[Exercise] Write the data below out exactly as it stands. Do not include the pictures.

[Data shown]

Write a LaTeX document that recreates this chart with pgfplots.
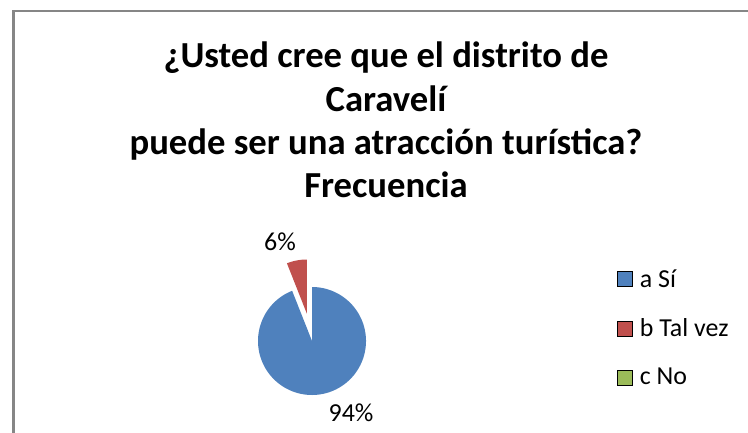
\documentclass[border=0pt]{standalone}
\usepackage{fontspec}
\setmainfont{Carlito}
\usepackage{pgfplots}
\pgfplotsset{compat=1.18}
\usepgfplotslibrary{polar}
\definecolor{siblue}{RGB}{79,129,189}
\definecolor{talred}{RGB}{192,80,77}
\definecolor{nogreen}{RGB}{155,187,89}
\definecolor{framegray}{RGB}{134,134,134}

% shares in percent: a Si, b Tal vez, c No
\def\pa{94}
\def\pb{6}
\def\pc{0}

\begin{document}
\begin{tikzpicture}[x=1bp,y=1bp]
\useasboundingbox (0,0) rectangle (748,432);
\draw[framegray, line width=3bp] (13.5,-10) -- (13.5,422);
\draw[framegray, line width=2bp] (12,421) -- (760,421);

\node[align=center, inner sep=0pt, anchor=north,
      font=\fontsize{36.8}{43.5}\selectfont\bfseries] at (386,390)
  {¿Usted cree que el distrito de\\Caravelí\\puede ser una atracción turística?\\Frecuencia};

\begin{polaraxis}[
    at={(312bp,91bp)}, anchor=origin,
    scale only axis, width=108bp, height=108bp,
    hide axis, clip=false,
    xmin=0, xmax=360, ymin=0, ymax=1,
    legend image code/.code={\fill[#1] (0bp,-7.5bp) rectangle (15bp,7.5bp);},
    legend style={at={(3.29,1.2)}, anchor=north west, draw=none, fill=none,
        font=\fontsize{26}{31}\selectfont, row sep=26bp,
        /tikz/every odd column/.append style={column sep=6bp}},
    legend cell align=left,
]
% slices run clockwise from 12 o'clock, as Excel draws them
\addplot[forget plot, fill=siblue, draw=none, domain={90+3.6*\pb}:450, samples=240]
    {1} -- (axis cs:0,0) -- cycle;
\addplot[forget plot, fill=talred, draw=none, domain=90:{90+3.6*\pb}, samples=20,
    xshift=-5.2bp, yshift=27.5bp]
    {1} -- (axis cs:0,0) -- cycle;
\addlegendimage{fill=siblue}
\addlegendimage{fill=talred}
\addlegendimage{fill=nogreen}
\legend{a Sí, b Tal vez, c No}
\end{polaraxis}

\node[font=\fontsize{26}{31}\selectfont] at (280,190) {6\%};
\node[font=\fontsize{26}{31}\selectfont] at (351,19) {94\%};
\end{tikzpicture}
\end{document}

[Result for this task]
Write a LaTeX document that recreates this chart with pgfplots.
\documentclass[border=0pt]{standalone}
\usepackage{fontspec}
\setmainfont{Carlito}
\usepackage{pgfplots}
\pgfplotsset{compat=1.18}
\usepgfplotslibrary{polar}
\definecolor{siblue}{RGB}{79,129,189}
\definecolor{talred}{RGB}{192,80,77}
\definecolor{nogreen}{RGB}{155,187,89}
\definecolor{framegray}{RGB}{134,134,134}

% shares in percent: a Si, b Tal vez, c No
\def\pa{94}
\def\pb{6}
\def\pc{0}

\begin{document}
\begin{tikzpicture}[x=1bp,y=1bp]
\useasboundingbox (0,0) rectangle (748,432);
\draw[framegray, line width=3bp] (13.5,-10) -- (13.5,422);
\draw[framegray, line width=2bp] (12,421) -- (760,421);

\node[align=center, inner sep=0pt, anchor=north,
      font=\fontsize{36.8}{43.5}\selectfont\bfseries] at (386,390)
  {¿Usted cree que el distrito de\\Caravelí\\puede ser una atracción turística?\\Frecuencia};

\begin{polaraxis}[
    at={(312bp,91bp)}, anchor=origin,
    scale only axis, width=108bp, height=108bp,
    hide axis, clip=false,
    xmin=0, xmax=360, ymin=0, ymax=1,
    legend image code/.code={\fill[#1] (0bp,-7.5bp) rectangle (15bp,7.5bp);},
    legend style={at={(3.29,1.2)}, anchor=north west, draw=none, fill=none,
        font=\fontsize{26}{31}\selectfont, row sep=26bp,
        /tikz/every odd column/.append style={column sep=6bp}},
    legend cell align=left,
]
% slices run clockwise from 12 o'clock, as Excel draws them
\addplot[forget plot, fill=siblue, draw=none, domain={90+3.6*\pb}:450, samples=240]
    {1} -- (axis cs:0,0) -- cycle;
\addplot[forget plot, fill=talred, draw=none, domain=90:{90+3.6*\pb}, samples=20,
    xshift=-5.2bp, yshift=27.5bp]
    {1} -- (axis cs:0,0) -- cycle;
\addlegendimage{fill=siblue}
\addlegendimage{fill=talred}
\addlegendimage{fill=nogreen}
\legend{a Sí, b Tal vez, c No}
\end{polaraxis}

\node[font=\fontsize{26}{31}\selectfont] at (280,190) {6\%};
\node[font=\fontsize{26}{31}\selectfont] at (351,19) {94\%};
\end{tikzpicture}
\end{document}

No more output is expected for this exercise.